Carry none of the pictures over; set down the material below exactly.
········
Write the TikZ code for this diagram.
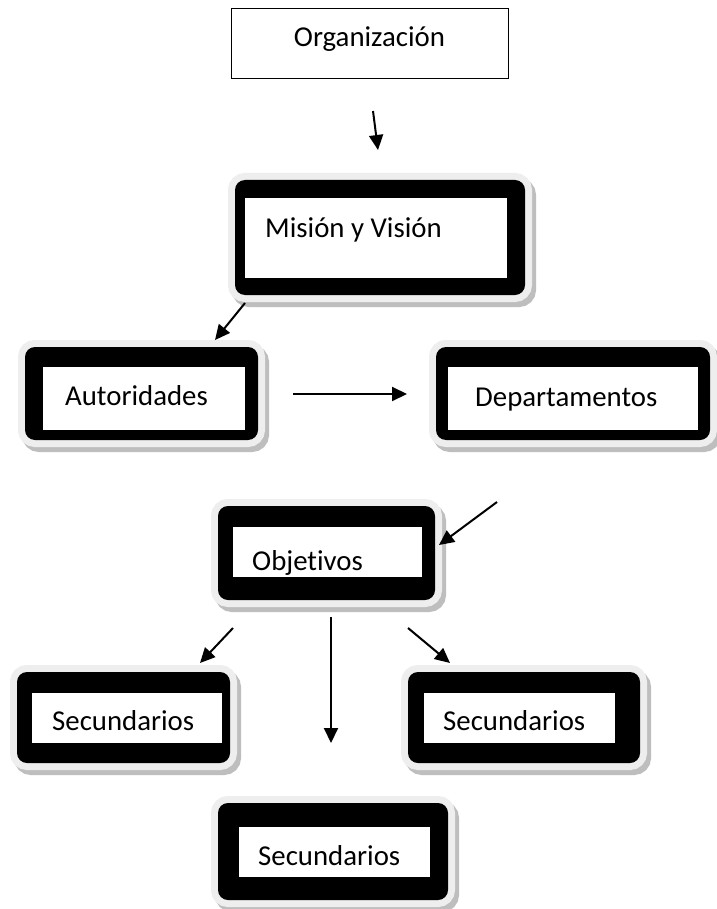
\documentclass[tikz,border=0pt]{standalone}
\usepackage{fontspec}
\setmainfont{Carlito}[Ligatures=NoCommon]
\usetikzlibrary{positioning,arrows.meta}
\definecolor{glowgray}{HTML}{EEEEEE}
\definecolor{shadegray}{HTML}{BEBEBE}
\newcommand{\boxfont}{\fontsize{28.8pt}{34pt}\selectfont}

\begin{document}
\begin{tikzpicture}[x=1pt,y=-1pt,
	fatbox/.style={fill=black, rounded corners=10pt, inner sep=0pt,
		preaction={draw=shadegray, line width=14pt, transform canvas={shift={(4pt,-5pt)}}},
		preaction={draw=glowgray, line width=14pt}},
	pane/.style={fill=white, inner sep=0pt},
	txt/.style={anchor=base west, inner sep=0pt, font=\boxfont},
	arr/.style={-{Triangle[length=15pt,width=14pt]}, line width=2pt}]
	\useasboundingbox[fill=white] (0,0) rectangle (716,909);

	% plain box on top
	\node[draw, line width=0.9pt, minimum width=277pt, minimum height=70pt] (org) at (369.5,43) {};
	\node[anchor=base, inner sep=0pt, font=\boxfont] (orgtxt) at (369.5,47) {Organización};

	% thick boxes
	\node[fatbox, minimum width=290pt, minimum height=115pt] (mision) at (380,237.5) {};
	\node[pane, minimum width=262pt, minimum height=80pt] (misionin) at (376,238) {};
	\node[txt] (misiontxt) at (265,237) {Misión y Visión};

	\node[fatbox, minimum width=233pt, minimum height=93pt] (aut) at (141.5,393.5) {};
	\node[pane, minimum width=202pt, minimum height=63pt] (autin) at (144,398.5) {};
	\node[txt] (auttxt) at (65,405) {Autoridades};

	\node[fatbox, minimum width=274pt, minimum height=93pt] (dep) at (573,393.5) {};
	\node[pane, minimum width=250pt, minimum height=63pt] (depin) at (573,398.5) {};
	\node[txt] (deptxt) at (475,406) {Departamentos};

	\node[fatbox, minimum width=217pt, minimum height=94pt] (obj) at (326.5,553) {};
	\node[pane, minimum width=189pt, minimum height=50pt] (objin) at (327.5,552) {};
	\begin{scope}
		\clip (objin.north west) rectangle (objin.south east);
		\node[txt] (objtxt) at (252,570) {Objetivos};
	\end{scope}

	\node[fatbox, minimum width=213pt, minimum height=91pt] (secl) at (123.5,717.5) {};
	\node[pane, minimum width=190pt, minimum height=50pt] (seclin) at (127,718) {};
	\node[txt] (secltxt) at (52,730) {Secundarios};

	\node[fatbox, minimum width=232pt, minimum height=91pt] (secr) at (524,717.5) {};
	\node[pane, minimum width=191pt, minimum height=50pt] (secrin) at (519.5,718) {};
	\node[txt] (secrtxt) at (443,730) {Secundarios};

	\node[fatbox, minimum width=230pt, minimum height=97pt] (secb) at (333,851.5) {};
	\node[pane, minimum width=191pt, minimum height=50pt] (secbin) at (334.5,852) {};
	\node[txt] (secbtxt) at (258,865) {Secundarios};

	% loose arrows
	\coordinate (a1s) at (373,111);  \coordinate (a1e) at (378,150);
	\coordinate (a2s) at (245,303);  \coordinate (a2e) at (215,340);
	\coordinate (a3s) at (293,394);  \coordinate (a3e) at (407,394);
	\coordinate (a4s) at (497,502);  \coordinate (a4e) at (439,545);
	\coordinate (a5s) at (233,628);  \coordinate (a5e) at (200,663);
	\coordinate (a6s) at (331,617);  \coordinate (a6e) at (331,743);
	\coordinate (a7s) at (408,628);  \coordinate (a7e) at (450,663);
	\draw[arr] (a1s) -- (a1e);
	\draw[arr] (a2s) -- (a2e);
	\draw[arr] (a3s) -- (a3e);
	\draw[arr] (a4s) -- (a4e);
	\draw[arr] (a5s) -- (a5e);
	\draw[arr] (a6s) -- (a6e);
	\draw[arr] (a7s) -- (a7e);
\end{tikzpicture}
\end{document}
········
_Response to the exercise_
Write the TikZ code for this diagram.
\documentclass[tikz,border=0pt]{standalone}
\usepackage{fontspec}
\setmainfont{Carlito}[Ligatures=NoCommon]
\usetikzlibrary{positioning,arrows.meta}
\definecolor{glowgray}{HTML}{EEEEEE}
\definecolor{shadegray}{HTML}{BEBEBE}
\newcommand{\boxfont}{\fontsize{28.8pt}{34pt}\selectfont}

\begin{document}
\begin{tikzpicture}[x=1pt,y=-1pt,
	fatbox/.style={fill=black, rounded corners=10pt, inner sep=0pt,
		preaction={draw=shadegray, line width=14pt, transform canvas={shift={(4pt,-5pt)}}},
		preaction={draw=glowgray, line width=14pt}},
	pane/.style={fill=white, inner sep=0pt},
	txt/.style={anchor=base west, inner sep=0pt, font=\boxfont},
	arr/.style={-{Triangle[length=15pt,width=14pt]}, line width=2pt}]
	\useasboundingbox[fill=white] (0,0) rectangle (716,909);

	% plain box on top
	\node[draw, line width=0.9pt, minimum width=277pt, minimum height=70pt] (org) at (369.5,43) {};
	\node[anchor=base, inner sep=0pt, font=\boxfont] (orgtxt) at (369.5,47) {Organización};

	% thick boxes
	\node[fatbox, minimum width=290pt, minimum height=115pt] (mision) at (380,237.5) {};
	\node[pane, minimum width=262pt, minimum height=80pt] (misionin) at (376,238) {};
	\node[txt] (misiontxt) at (265,237) {Misión y Visión};

	\node[fatbox, minimum width=233pt, minimum height=93pt] (aut) at (141.5,393.5) {};
	\node[pane, minimum width=202pt, minimum height=63pt] (autin) at (144,398.5) {};
	\node[txt] (auttxt) at (65,405) {Autoridades};

	\node[fatbox, minimum width=274pt, minimum height=93pt] (dep) at (573,393.5) {};
	\node[pane, minimum width=250pt, minimum height=63pt] (depin) at (573,398.5) {};
	\node[txt] (deptxt) at (475,406) {Departamentos};

	\node[fatbox, minimum width=217pt, minimum height=94pt] (obj) at (326.5,553) {};
	\node[pane, minimum width=189pt, minimum height=50pt] (objin) at (327.5,552) {};
	\begin{scope}
		\clip (objin.north west) rectangle (objin.south east);
		\node[txt] (objtxt) at (252,570) {Objetivos};
	\end{scope}

	\node[fatbox, minimum width=213pt, minimum height=91pt] (secl) at (123.5,717.5) {};
	\node[pane, minimum width=190pt, minimum height=50pt] (seclin) at (127,718) {};
	\node[txt] (secltxt) at (52,730) {Secundarios};

	\node[fatbox, minimum width=232pt, minimum height=91pt] (secr) at (524,717.5) {};
	\node[pane, minimum width=191pt, minimum height=50pt] (secrin) at (519.5,718) {};
	\node[txt] (secrtxt) at (443,730) {Secundarios};

	\node[fatbox, minimum width=230pt, minimum height=97pt] (secb) at (333,851.5) {};
	\node[pane, minimum width=191pt, minimum height=50pt] (secbin) at (334.5,852) {};
	\node[txt] (secbtxt) at (258,865) {Secundarios};

	% loose arrows
	\coordinate (a1s) at (373,111);  \coordinate (a1e) at (378,150);
	\coordinate (a2s) at (245,303);  \coordinate (a2e) at (215,340);
	\coordinate (a3s) at (293,394);  \coordinate (a3e) at (407,394);
	\coordinate (a4s) at (497,502);  \coordinate (a4e) at (439,545);
	\coordinate (a5s) at (233,628);  \coordinate (a5e) at (200,663);
	\coordinate (a6s) at (331,617);  \coordinate (a6e) at (331,743);
	\coordinate (a7s) at (408,628);  \coordinate (a7e) at (450,663);
	\draw[arr] (a1s) -- (a1e);
	\draw[arr] (a2s) -- (a2e);
	\draw[arr] (a3s) -- (a3e);
	\draw[arr] (a4s) -- (a4e);
	\draw[arr] (a5s) -- (a5e);
	\draw[arr] (a6s) -- (a6e);
	\draw[arr] (a7s) -- (a7e);
\end{tikzpicture}
\end{document}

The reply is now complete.